Canada was unable to site any case where damages were tried first. It argued that the determination of liability would be complex and lengthy. As for damages, while the company’s property did contain contamination, it was 16 meters below ground, raising serious doubts as to the existence of any compensable damages. Canada submitted that without compensable damages, there would be no need for a liability trial.

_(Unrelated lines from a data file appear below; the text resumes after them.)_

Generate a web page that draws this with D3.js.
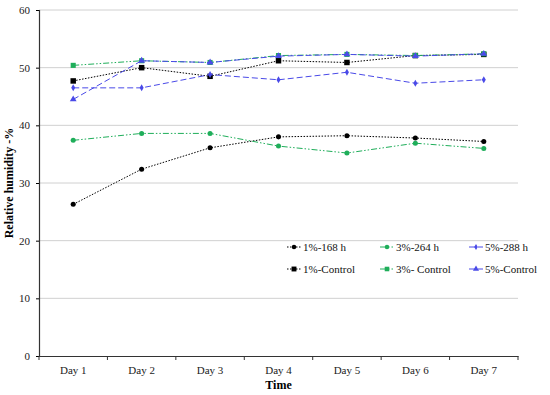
<!DOCTYPE html>
<html><head><meta charset="utf-8">
<script src="https://cdn.jsdelivr.net/npm/d3@7"></script>
<style>body{margin:0;background:#fff}svg{display:block}</style>
</head><body>
<svg id="c" width="550" height="395"></svg>
<script>
const days = ["Day 1","Day 2","Day 3","Day 4","Day 5","Day 6","Day 7"];
const yTicks = [0,10,20,30,40,50,60];
const s1_168 = [26.3,32.4,36.1,38.0,38.2,37.8,37.2];
const s3_264 = [37.4,38.6,38.6,36.4,35.2,36.9,36.0];
const s5_288 = [46.5,46.5,48.8,47.9,49.2,47.3,47.9];
const s1_ctrl = [47.7,50.0,48.5,51.2,50.9,52.1,52.3];
const s3_ctrl = [50.4,51.2,50.9,52.1,52.3,52.1,52.4];
const s5_ctrl = [44.5,51.2,50.9,52.0,52.3,52.0,52.4];
const seriesNames = ["1%-168 h","3%-264 h","5%-288 h","1%-Control","3%- Control","5%-Control"];

const black="#000", green="#1fae5a", blue="#4a4ae8";
const series = [
  {name:seriesNames[0], v:s1_168, color:black, dash:"1.5,1.5", sym:d3.symbolCircle, size:20},
  {name:seriesNames[1], v:s3_264, color:green, dash:"6,2,1.5,2,1.5,2", sym:d3.symbolCircle, size:20},
  {name:seriesNames[2], v:s5_288, color:blue, dash:"6,3", sym:d3.symbolDiamond, size:14},
  {name:seriesNames[3], v:s1_ctrl, color:black, dash:"1.5,1.5", sym:d3.symbolSquare, size:30},
  {name:seriesNames[4], v:s3_ctrl, color:green, dash:"6,2,1.5,2,1.5,2", sym:d3.symbolSquare, size:26},
  {name:seriesNames[5], v:s5_ctrl, color:blue, dash:"6,3", sym:d3.symbolTriangle, size:20},
];

const svg = d3.select("#c");
const L=39, R=518, T=10, B=356;
const x = d3.scaleBand().domain(days).range([L,R]);
const y = d3.scaleLinear().domain([0,60]).range([B,T]);
const font = "'Liberation Serif', serif";

// grid
svg.append("g").selectAll("line").data(yTicks.filter(d=>d>0)).join("line")
  .attr("x1",L).attr("x2",R).attr("y1",d=>y(d)).attr("y2",d=>y(d))
  .attr("stroke","#d0d0d0").attr("stroke-width",1);

// y axis
const ya = svg.append("g").attr("transform",`translate(${L},0)`)
  .call(d3.axisLeft(y).tickValues(yTicks).tickSize(3).tickPadding(6));
ya.select(".domain").attr("stroke","#333").attr("stroke-width",1.2);
ya.selectAll("text").attr("font-family",font).attr("font-size",11).attr("fill","#222");

// x axis
const xa = svg.append("g").attr("transform",`translate(0,${B})`)
  .call(d3.axisBottom(x).tickSize(0).tickPadding(10));
xa.select(".domain").attr("stroke","#333").attr("stroke-width",1.2);
xa.selectAll("text").attr("font-family",font).attr("font-size",11).attr("fill","#222");
const bounds = days.map((d,i)=>x(d)).concat([x(days[days.length-1])+x.bandwidth()]);
xa.selectAll(".bt").data(bounds).join("line").attr("class","bt")
  .attr("x1",d=>d).attr("x2",d=>d).attr("y1",0).attr("y2",4).attr("stroke","#333");

svg.append("text").attr("x",(L+R)/2).attr("y",389).attr("text-anchor","middle")
  .attr("font-family",font).attr("font-size",12).attr("font-weight","bold").text("Time");
svg.append("text").attr("transform",`translate(13,${(T+B)/2}) rotate(-90)`).attr("text-anchor","middle")
  .attr("font-family",font).attr("font-size",12).attr("font-weight","bold").text("Relative humidity -%");

const cx = d=>x(d)+x.bandwidth()/2;
const line = d3.line().x((d,i)=>cx(days[i])).y(d=>y(d));
// draw order: put 168h series later
const order=[3,4,5,0,1,2];
order.forEach(k=>{
  const s=series[k];
  const g=svg.append("g");
  g.append("path").attr("d",line(s.v)).attr("fill","none").attr("stroke",s.color)
    .attr("stroke-width",1).attr("stroke-dasharray",s.dash);
  g.selectAll("path.m").data(s.v).join("path").attr("class","m")
    .attr("transform",(d,i)=>`translate(${cx(days[i])},${y(d)})`)
    .attr("d",d3.symbol(s.sym,s.size)).attr("fill",s.color);
});

// legend
const colX=[287,380,469], rowY=[247,269];
series.forEach((s,i)=>{
  const lx=colX[i%3], ly=rowY[Math.floor(i/3)];
  const g=svg.append("g").attr("transform",`translate(${lx},${ly})`);
  g.append("line").attr("x1",0).attr("x2",14).attr("y1",0).attr("y2",0)
    .attr("stroke",s.color).attr("stroke-width",1).attr("stroke-dasharray",s.dash);
  g.append("path").attr("transform","translate(7,0)").attr("d",d3.symbol(s.sym,s.size*0.8)).attr("fill",s.color);
  g.append("text").attr("x",16).attr("y",4).attr("font-family",font).attr("font-size",11)
    .attr("fill","#111").text(s.name);
});
</script>
</body></html>
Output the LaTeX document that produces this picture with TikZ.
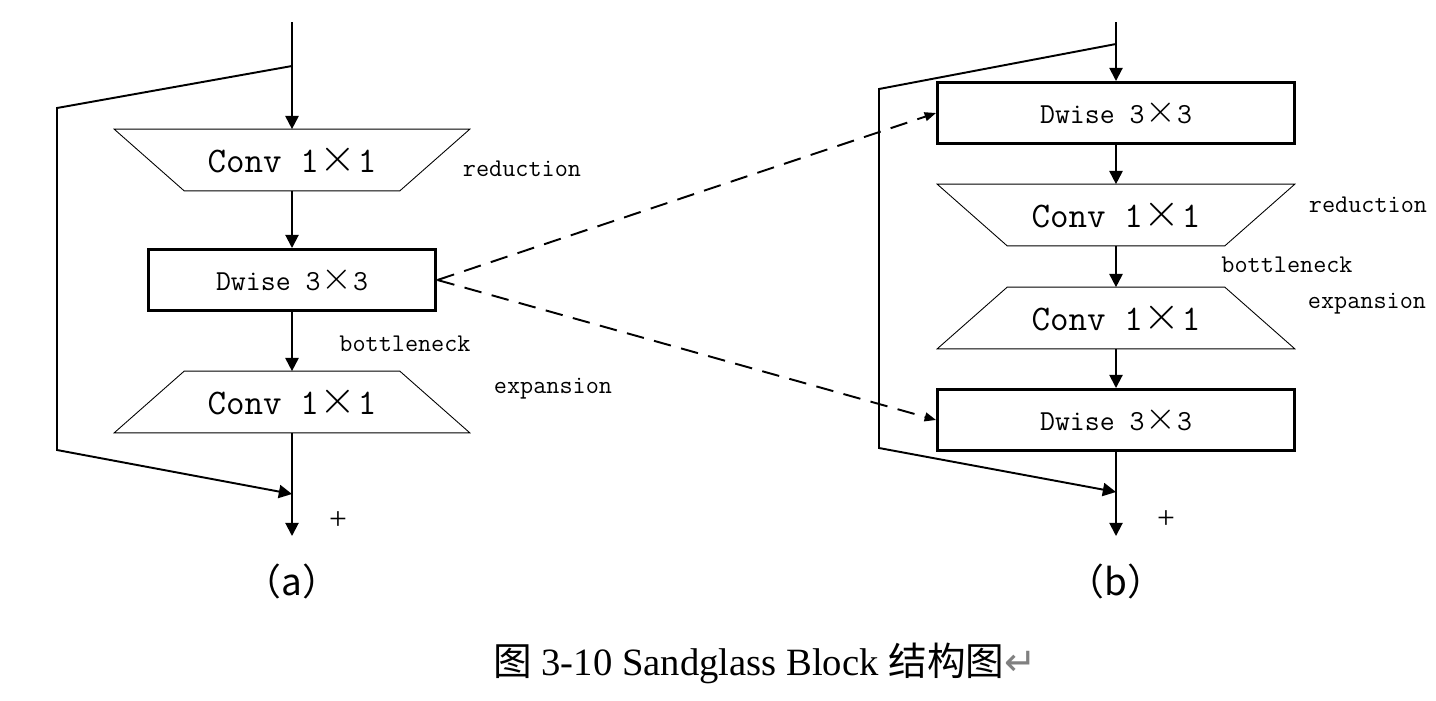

The court denied Canada’s application to sever the trial. According to the court, unless “good cause is shown”, all issues should be tried together. The claim for damages was vague, and the court was unable to determine its likely merits. It was not “plain and obvious” that the company would be unable to prove damages. As a result, Canada failed to show that severing the trial would make it “probable” that the action would end. Furthermore, issues about the nature and extent of contamination could overlap with liability issues, particularly given the claim for exemplary and punitive damages. The court considered other factors: the estimated eight-week trial was not considered “unduly long”; the action was commenced in 2007; and the company’s principal was elderly and had cancer.
Prince Edward Island
Liability can be tried before damages in certain cases
– Rilling v. Stewart, 2014 PESC 29
Rilling, a passenger in a car, sued the operator of the vehicle, as well as the operator of an SUV. The driver of the SUV applied to bifurcate the trial, seeking to have liability determined before damages. He argued that it would be unfair to subject him to a lengthy trial on damages when a liability trial might absolve him of any fault. The motion was granted.
Rule 6.03 allows the court to order a separate hearing on one or more issues in a proceeding, including separate hearings on the issues of liability and damages. According to the court: bifurcation of issues is unusual and should only be ordered in special cases; the onus is on the moving party to establish that bifurcation is appropriate; and a number of factors are to be considered, including: the complexity of the issues, the potential savings of time and costs, and whether or not the issues of liability and damages can be easily separated.
Here, the onus was met. According to the court, this case was exceptional due to the length of time anticipated for trial (6 weeks for the damages issues alone). Also, there was a significant potential benefit, in terms of time and expense, in trying the issues of liability and damages separately, and little if any prejudice to any party. This analysis was consistent with Rule 1.04(1), which mandates a construction of the Rules to secure the just, most expeditious and least expensive determination of every civil proceeding on its merits.